— Begin Collected data —

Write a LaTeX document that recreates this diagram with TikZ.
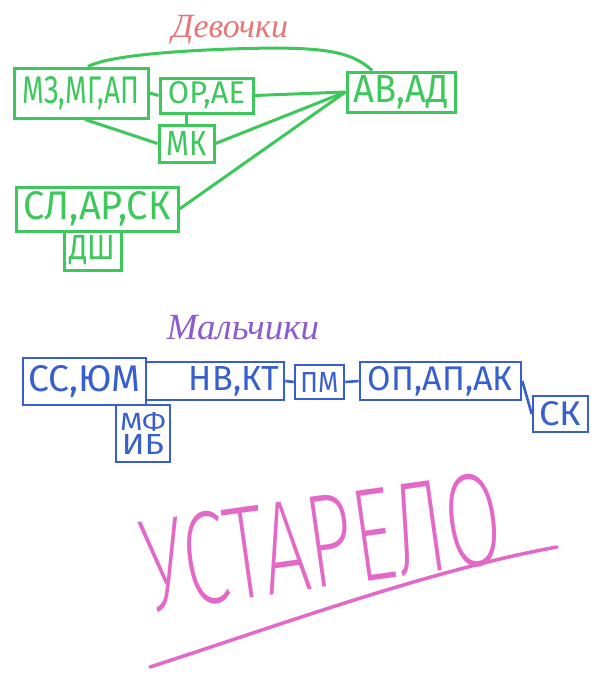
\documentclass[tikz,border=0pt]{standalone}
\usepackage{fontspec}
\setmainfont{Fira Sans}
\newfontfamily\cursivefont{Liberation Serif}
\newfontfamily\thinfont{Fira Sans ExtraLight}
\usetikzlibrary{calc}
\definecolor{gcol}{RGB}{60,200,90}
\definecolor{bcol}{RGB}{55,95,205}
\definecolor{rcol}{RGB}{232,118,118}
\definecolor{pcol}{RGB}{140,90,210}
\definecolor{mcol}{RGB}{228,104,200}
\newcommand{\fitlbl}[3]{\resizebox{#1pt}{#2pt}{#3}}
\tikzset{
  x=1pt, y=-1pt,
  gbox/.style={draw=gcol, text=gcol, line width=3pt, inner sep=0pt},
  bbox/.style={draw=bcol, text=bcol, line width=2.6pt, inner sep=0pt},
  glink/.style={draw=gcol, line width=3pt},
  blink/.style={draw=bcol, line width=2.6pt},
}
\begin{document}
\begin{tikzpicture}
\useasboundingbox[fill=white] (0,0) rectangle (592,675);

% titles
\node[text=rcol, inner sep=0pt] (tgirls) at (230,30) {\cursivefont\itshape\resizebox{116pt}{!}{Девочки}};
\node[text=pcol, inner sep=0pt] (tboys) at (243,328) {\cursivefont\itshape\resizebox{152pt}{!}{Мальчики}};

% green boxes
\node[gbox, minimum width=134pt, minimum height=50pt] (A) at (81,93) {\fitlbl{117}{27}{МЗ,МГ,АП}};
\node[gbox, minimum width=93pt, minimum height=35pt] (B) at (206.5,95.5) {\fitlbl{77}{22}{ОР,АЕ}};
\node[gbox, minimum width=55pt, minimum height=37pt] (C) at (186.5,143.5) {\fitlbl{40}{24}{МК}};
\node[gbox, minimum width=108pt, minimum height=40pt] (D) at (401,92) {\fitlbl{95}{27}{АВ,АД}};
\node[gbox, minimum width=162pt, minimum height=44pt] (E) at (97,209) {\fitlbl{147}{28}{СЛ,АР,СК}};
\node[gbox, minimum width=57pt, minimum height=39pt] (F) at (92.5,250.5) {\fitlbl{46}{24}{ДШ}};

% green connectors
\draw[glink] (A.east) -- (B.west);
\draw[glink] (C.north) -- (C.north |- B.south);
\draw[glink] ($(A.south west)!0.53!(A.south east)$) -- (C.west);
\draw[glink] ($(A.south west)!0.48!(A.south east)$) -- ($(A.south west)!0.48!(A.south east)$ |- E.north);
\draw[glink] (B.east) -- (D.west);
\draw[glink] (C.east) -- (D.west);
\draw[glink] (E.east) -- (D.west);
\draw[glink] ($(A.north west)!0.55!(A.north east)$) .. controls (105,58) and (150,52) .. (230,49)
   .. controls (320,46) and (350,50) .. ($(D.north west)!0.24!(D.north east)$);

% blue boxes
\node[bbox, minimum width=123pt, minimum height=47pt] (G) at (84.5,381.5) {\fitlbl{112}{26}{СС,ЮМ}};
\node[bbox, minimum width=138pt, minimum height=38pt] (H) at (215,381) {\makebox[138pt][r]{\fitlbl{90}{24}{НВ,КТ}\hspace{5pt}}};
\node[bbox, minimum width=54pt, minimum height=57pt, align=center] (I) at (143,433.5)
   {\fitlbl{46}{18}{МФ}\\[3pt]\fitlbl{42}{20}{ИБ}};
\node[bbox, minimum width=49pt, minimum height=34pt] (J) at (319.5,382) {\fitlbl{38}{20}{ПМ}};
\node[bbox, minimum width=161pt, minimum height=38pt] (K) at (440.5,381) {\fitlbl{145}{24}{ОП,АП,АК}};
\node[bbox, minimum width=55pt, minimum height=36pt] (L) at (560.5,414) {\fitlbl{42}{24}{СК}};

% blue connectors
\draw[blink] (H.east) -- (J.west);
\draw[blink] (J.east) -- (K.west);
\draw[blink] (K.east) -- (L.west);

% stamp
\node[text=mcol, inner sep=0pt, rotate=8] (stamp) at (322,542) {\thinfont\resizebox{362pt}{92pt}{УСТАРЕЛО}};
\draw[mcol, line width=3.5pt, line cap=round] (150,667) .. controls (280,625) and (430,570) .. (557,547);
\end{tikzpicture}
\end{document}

— End Collected data —

■ Requirement ■
Every line of the material is to be quoted exactly, with no pictures carried over.

■ Written response ■
Write a LaTeX document that recreates this diagram with TikZ.
\documentclass[tikz,border=0pt]{standalone}
\usepackage{fontspec}
\setmainfont{Fira Sans}
\newfontfamily\cursivefont{Liberation Serif}
\newfontfamily\thinfont{Fira Sans ExtraLight}
\usetikzlibrary{calc}
\definecolor{gcol}{RGB}{60,200,90}
\definecolor{bcol}{RGB}{55,95,205}
\definecolor{rcol}{RGB}{232,118,118}
\definecolor{pcol}{RGB}{140,90,210}
\definecolor{mcol}{RGB}{228,104,200}
\newcommand{\fitlbl}[3]{\resizebox{#1pt}{#2pt}{#3}}
\tikzset{
  x=1pt, y=-1pt,
  gbox/.style={draw=gcol, text=gcol, line width=3pt, inner sep=0pt},
  bbox/.style={draw=bcol, text=bcol, line width=2.6pt, inner sep=0pt},
  glink/.style={draw=gcol, line width=3pt},
  blink/.style={draw=bcol, line width=2.6pt},
}
\begin{document}
\begin{tikzpicture}
\useasboundingbox[fill=white] (0,0) rectangle (592,675);

% titles
\node[text=rcol, inner sep=0pt] (tgirls) at (230,30) {\cursivefont\itshape\resizebox{116pt}{!}{Девочки}};
\node[text=pcol, inner sep=0pt] (tboys) at (243,328) {\cursivefont\itshape\resizebox{152pt}{!}{Мальчики}};

% green boxes
\node[gbox, minimum width=134pt, minimum height=50pt] (A) at (81,93) {\fitlbl{117}{27}{МЗ,МГ,АП}};
\node[gbox, minimum width=93pt, minimum height=35pt] (B) at (206.5,95.5) {\fitlbl{77}{22}{ОР,АЕ}};
\node[gbox, minimum width=55pt, minimum height=37pt] (C) at (186.5,143.5) {\fitlbl{40}{24}{МК}};
\node[gbox, minimum width=108pt, minimum height=40pt] (D) at (401,92) {\fitlbl{95}{27}{АВ,АД}};
\node[gbox, minimum width=162pt, minimum height=44pt] (E) at (97,209) {\fitlbl{147}{28}{СЛ,АР,СК}};
\node[gbox, minimum width=57pt, minimum height=39pt] (F) at (92.5,250.5) {\fitlbl{46}{24}{ДШ}};

% green connectors
\draw[glink] (A.east) -- (B.west);
\draw[glink] (C.north) -- (C.north |- B.south);
\draw[glink] ($(A.south west)!0.53!(A.south east)$) -- (C.west);
\draw[glink] ($(A.south west)!0.48!(A.south east)$) -- ($(A.south west)!0.48!(A.south east)$ |- E.north);
\draw[glink] (B.east) -- (D.west);
\draw[glink] (C.east) -- (D.west);
\draw[glink] (E.east) -- (D.west);
\draw[glink] ($(A.north west)!0.55!(A.north east)$) .. controls (105,58) and (150,52) .. (230,49)
   .. controls (320,46) and (350,50) .. ($(D.north west)!0.24!(D.north east)$);

% blue boxes
\node[bbox, minimum width=123pt, minimum height=47pt] (G) at (84.5,381.5) {\fitlbl{112}{26}{СС,ЮМ}};
\node[bbox, minimum width=138pt, minimum height=38pt] (H) at (215,381) {\makebox[138pt][r]{\fitlbl{90}{24}{НВ,КТ}\hspace{5pt}}};
\node[bbox, minimum width=54pt, minimum height=57pt, align=center] (I) at (143,433.5)
   {\fitlbl{46}{18}{МФ}\\[3pt]\fitlbl{42}{20}{ИБ}};
\node[bbox, minimum width=49pt, minimum height=34pt] (J) at (319.5,382) {\fitlbl{38}{20}{ПМ}};
\node[bbox, minimum width=161pt, minimum height=38pt] (K) at (440.5,381) {\fitlbl{145}{24}{ОП,АП,АК}};
\node[bbox, minimum width=55pt, minimum height=36pt] (L) at (560.5,414) {\fitlbl{42}{24}{СК}};

% blue connectors
\draw[blink] (H.east) -- (J.west);
\draw[blink] (J.east) -- (K.west);
\draw[blink] (K.east) -- (L.west);

% stamp
\node[text=mcol, inner sep=0pt, rotate=8] (stamp) at (322,542) {\thinfont\resizebox{362pt}{92pt}{УСТАРЕЛО}};
\draw[mcol, line width=3.5pt, line cap=round] (150,667) .. controls (280,625) and (430,570) .. (557,547);
\end{tikzpicture}
\end{document}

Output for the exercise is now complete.